Why Do American Politicians Wrap Themselves in ‘House of Cards’?
Peggy Noonan asks an interesting question.
While I’ve always thought Peggy Noonan a fine writer, I’ve found her stuck in something of a time warp and haven’t been a regular reader of her columns in quite some time. Her latest, “Our Decadent Elites,” however, is worth a read.
Watching Season 2 of “House of Cards.” Not to be a scold or humorless, but do Washington politicians understand how they make themselves look when they embrace the show and become part of its promotion by spouting its famous lines? Congressmen only work three days a week. Each shot must have taken two hours or so—the setup, the crew, the rehearsal, the learning the line. How do they have time for that? Why do they think it’s good for them?
Here’s the video in question:
“House of Cards” very famously does nothing to enhance Washington’s reputation. It reinforces the idea that the capital has no room for clean people. The earnest, the diligent, the idealistic, they have no place there. Why would powerful members of Congress align themselves with this message? Why do they become part of it? I guess they think they’re showing they’re in on the joke and hip to the culture. I guess they think they’re impressing people with their surprising groovelocity.
It’s all supposed to be amusing, supposed to show you’re an insider who sees right through this town. But I’m not sure it shows that.
We’re at a funny point in our political culture. To have judgment is to be an elitist. To have dignity is to be yesterday. To have standards is to be a hypocrite—you won’t always meet standards even when they’re your own, so why have them?
To be sure, there’s a certain Church Lady quality to the tone here. Still, she has a point.
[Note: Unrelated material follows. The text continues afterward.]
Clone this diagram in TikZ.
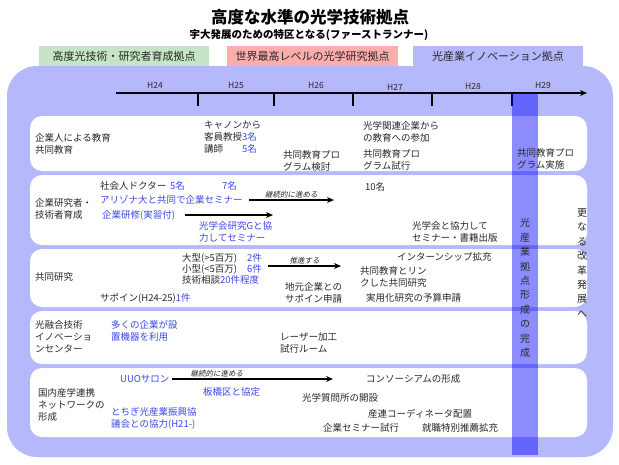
\documentclass[tikz,border=0pt]{standalone}
\usepackage{fontspec}
\setmainfont{Noto Sans CJK JP}
\newfontfamily\slantcjk[FakeSlant=0.2]{Noto Sans CJK JP}
\usetikzlibrary{arrows.meta}
\definecolor{panel}{RGB}{182,184,252}
\definecolor{tabgreen}{RGB}{198,228,198}
\definecolor{tabpink}{RGB}{255,172,172}
\definecolor{hiblue}{RGB}{60,72,230}
\definecolor{ink}{RGB}{40,40,40}
\newcommand{\blu}[1]{\textcolor{hiblue}{#1}}
\begin{document}
\begin{tikzpicture}[x=1pt, y=-1pt,
	txt/.style={anchor=west, inner sep=0pt, align=left, text=ink, font=\fontsize{9.5}{12}\selectfont},
	tab/.style={inner sep=0pt, minimum height=20pt, text=ink, font=\fontsize{11}{13}\selectfont},
	yr/.style={inner sep=0pt, text=ink, font=\fontsize{8.5}{10}\selectfont},
	note/.style={inner sep=1pt, text=ink, font=\slantcjk\fontsize{7.5}{9}\selectfont},
	flow/.style={line width=1.4pt, -{Stealth[length=7pt, width=6pt]}},
	row/.style={fill=white, rounded corners=12pt},
	vert/.style={inner sep=0pt, align=center, text=ink, font=\fontsize{10}{14.4}\selectfont}]
	\useasboundingbox (0,0) rectangle (619,464);
	% title
	\node[inner sep=0pt, font=\bfseries\fontsize{16.5}{18}\selectfont] (title) at (310,17) {高度な水準の光学技術拠点};
	\node[inner sep=0pt, font=\bfseries\fontsize{10.5}{12}\selectfont] (subtitle) at (309,35) {宇大発展のための特区となる(ファーストランナー)};
	% tabs and panel
	\fill[panel, rounded corners=30pt] (7,66) rectangle (613,457);
	\node[tab, fill=tabgreen, minimum width=170pt] (tabA) at (124,56) {高度光技術・研究者育成拠点};
	\node[tab, fill=tabpink, minimum width=171pt] (tabB) at (312.5,56) {世界最高レベルの光学研究拠点};
	\node[tab, fill=panel, minimum width=170pt, minimum height=21pt] (tabC) at (498,56.5) {光産業イノベーション拠点};
	% time line
	\coordinate (t0) at (116,93);
	\coordinate (t1) at (587,93);
	\draw[flow, line width=1.2pt] (t0) -- (t1);
	\foreach \x in {198,274,353,432,512}
		\draw[line width=1.2pt] (\x,93) -- (\x,106);
	\foreach \x/\yr/\y in {155/H24/85, 236/H25/85, 316/H26/85, 395/H27/87, 473/H28/86, 543/H29/85}
		\node[yr] (\yr) at (\x,\y) {\yr};
	% rows
	\foreach \top/\bot in {116/171, 175/245, 249/307, 311/364, 368/437}
		\fill[row] (30,\top) rectangle (587,\bot);
	\fill[blue, opacity=.45] (512,93) rectangle (538,455);
	% row 1
	\node[txt] (r1a) at (35,144) {企業人による教育\\共同教育};
	\node[txt] (r1b) at (204,137) {キャノンから\\客員教授\blu{3名}\\講師\hspace{19pt}\blu{5名}};
	\node[txt] (r1c) at (283,161) {共同教育プロ\\グラム検討};
	\node[txt] (r1d) at (363,132) {光学関連企業から\\の教育への参加};
	\node[txt] (r1e) at (363,160) {共同教育プロ\\グラム試行};
	\node[txt] (r1f) at (517,159) {共同教育プロ\\グラム実施};
	% row 2
	\node[txt] (r2a) at (35,209) {企業研究者・\\技術者育成};
	\node[txt] (r2b) at (100,186) {社会人ドクター};
	\node[txt, text=hiblue] (r2c) at (170,186) {5名};
	\node[txt, text=hiblue] (r2d) at (222,186) {7名};
	\node[txt, text=hiblue] (r2e) at (100,200) {アリゾナ大と共同で企業セミナー};
	\node[txt, text=hiblue] (r2f) at (102,215) {企業研修(実習付)};
	\coordinate (r2eEnd) at (334,200);
	\coordinate (r2fEnd) at (273,215);
	\draw[flow] ([xshift=6pt]r2e.east) -- node[note, above] {継続的に進める} (r2eEnd);
	\draw[flow] ([xshift=10pt]r2f.east) -- (r2fEnd);
	\node[txt, text=hiblue] (r2g) at (199,232) {光学会研究Gと協\\力してセミナー};
	\node[txt] (r2h) at (365,187) {10名};
	\node[txt] (r2i) at (412,232) {光学会と協力して\\セミナー・書籍出版};
	% row 3
	\node[txt] (r3a) at (35,277) {共同研究};
	\node[txt, font=\fontsize{9.5}{11}\selectfont] (r3b) at (182,269) {\makebox[65pt][l]{大型(>5百万)}\blu{2件}\\\makebox[65pt][l]{小型(<5百万)}\blu{6件}\\技術相談\blu{20件程度}};
	\node[txt] (r3c) at (100,298) {サポイン(H24-25)\blu{1件}};
	\coordinate (r3s) at (268,266);
	\coordinate (r3t) at (341,266);
	\draw[flow] (r3s) -- node[note, above] {推進する} (r3t);
	\node[txt] (r3d) at (285,293) {地元企業との\\サポイン申請};
	\node[txt] (r3e) at (397,257) {インターンシップ拡充};
	\node[txt] (r3f) at (360,277) {共同教育とリン\\クした共同研究};
	\node[txt] (r3g) at (366,298) {実用化研究の予算申請};
	% row 4
	\node[txt] (r4a) at (35,337) {光融合技術\\イノベーショ\\ンセンター};
	\node[txt, text=hiblue] (r4b) at (111,331) {多くの企業が設\\置機器を利用};
	\node[txt] (r4c) at (280,343) {レーザー加工\\試行ルーム};
	% row 5
	\node[txt] (r5a) at (38,405) {国内産学連携\\ネットワークの\\形成};
	\node[txt, text=hiblue] (r5b) at (120,379) {UUOサロン};
	\coordinate (r5t) at (333,379);
	\draw[flow] ([xshift=2pt]r5b.east) -- node[note, above, pos=.28] {継続的に進める} (r5t);
	\node[txt, text=hiblue] (r5c) at (203,392) {板橋区と協定};
	\node[txt, text=hiblue] (r5d) at (111,418) {とちぎ光産業振興協\\議会との協力(H21-)};
	\node[txt] (r5e) at (366,379) {コンソーシアムの形成};
	\node[txt] (r5f) at (302,398) {光学質問所の開設};
	\node[txt] (r5g) at (368,414) {産連コーディネータ配置};
	\node[txt] (r5h) at (323,428) {企業セミナー試行};
	\node[txt] (r5i) at (422,428) {就職特別推薦拡充};
	% vertical texts
	\node[vert] (goal) at (525,288) {光\\産\\業\\拠\\点\\形\\成\\の\\完\\成};
	\node[vert] (next) at (582,263) {更\\な\\る\\改\\革\\発\\展\\へ};
\end{tikzpicture}
\end{document}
While I enjoy the show (albeit, season 2 isn’t grabbing me as quickly as the first one did) it’s an incredibly negative portrayal of DC politics. As frustrating and base as the real thing can be, it’s not nearly as sinister as “House of Cards.” Tom DeLay was oily and at least borderline corrupt but I have no reason to think he was murdering people at the drop of a hat in the fashion of the show’s protagonist. It’s odd, indeed, for DC pols to wrap themselves in the show.
For that matter, it’s weird to me to see media figures portraying themselves in this sort of drama. They’re supposed to be pretending to be objective and yet here they are participating in a show that portrays not only the politicians they cover but some members of their own guild as highly unsavory.
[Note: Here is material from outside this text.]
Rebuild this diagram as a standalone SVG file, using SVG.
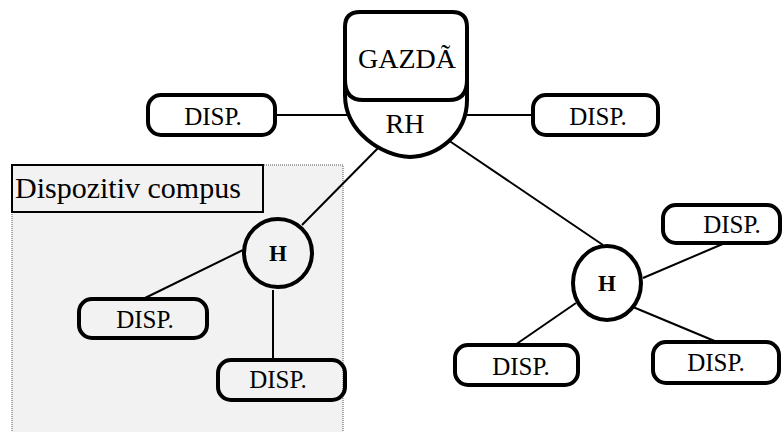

Here, incidentally, is the vido
That said, I’m not sure I buy Noonan’s conclusion:
All of this is supposed to be merry, high-jinksy, unpretentious, wickedly self-spoofing. But it seems more self-exposing, doesn’t it?
And all of it feels so decadent.
No one wants to be the earnest outsider now, no one wants to play the sober steward, no one wants to be the grind, the guy carrying around a cross of dignity. No one wants to be accused of being staid. No one wants to say, “This isn’t good for the country, and it isn’t good for our profession.”
And it is all about the behavior of our elites, our upper classes, which we define now in a practical sense as those who are successful, affluent and powerful. This group not only includes but is almost limited to our political class, Wall Street, and the media, from Hollywood to the news divisions.
They’re all kind of running America.
They all seem increasingly decadent.
What are the implications of this, do you think?
They’re making their videos, holding their parties and having a ball. OK. But imagine you’re a Citizen at Home just grinding through—trying to do it all, the job, the parenthood, the mowing the lawn and paying the taxes. No glamour, all responsibility and effort. And you see these little clips on the Net where the wealthy sing about how great taxpayer bailouts are and you feel like . . . they’re laughing at you.
What happens to a nation whose elites laugh at its citizens?
What happens to its elites?
I doubt that average citizen thinks about the world in this fashion. To me, the danger is that having real people play themselves in shows like “House of Cards” contributes to the notion that it’s a sort of particularly exciting documentary, fictional but nonetheless depicting a larger truth about the institutions.